The Great Enrichment—or the Great Emptiness?
In chaotic or dangerous circumstances, the single need is survival. Hunger and fear drive people in large numbers to sell their labor and even their freedom cheaply, in exchange for a crust of bread and protection from violence. That probably represents the typical experience of our species across history. The humble serf and the subsistence laborer stand in an ancestral relation to most of us alive today.
Once survival is assured, a scramble begins for more. People crave property—land, goods, a sturdy home—so they can attain higher material dignity than serfdom. People also seek leisure, so they can transform their time on earth into something finer than a struggle for existence. Accumulation and idleness become the prime incentives: chits in the games of status, wealth, and freedom around which society is organized.
We in the twenty-first century benefit from a revolutionary historical process that has lavished on us unprecedented amounts of wealth and leisure.
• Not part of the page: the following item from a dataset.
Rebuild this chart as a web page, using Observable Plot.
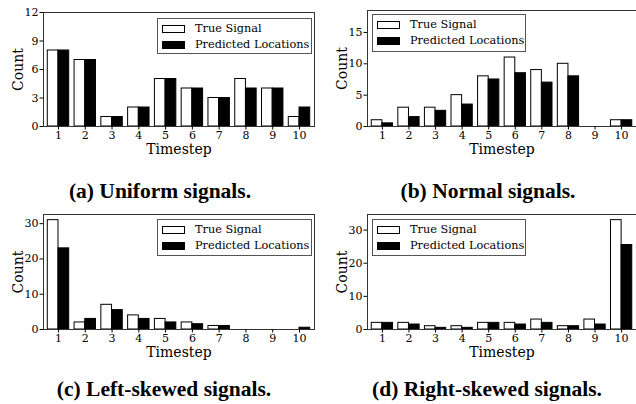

Deirdre McCloskey has christened this the Great Enrichment. But we could just as well call it the Great Emptiness, since it has drained from our lives the old implacable conditions that once structured meaningful behavior. Americans have stumbled absent-mindedly into undiscovered territory—the societal equivalent of that Russian defector overwhelmed by too many choices at the coffee aisle. When the pressures of the world recede and time weighs heavy on our hands, what comes next?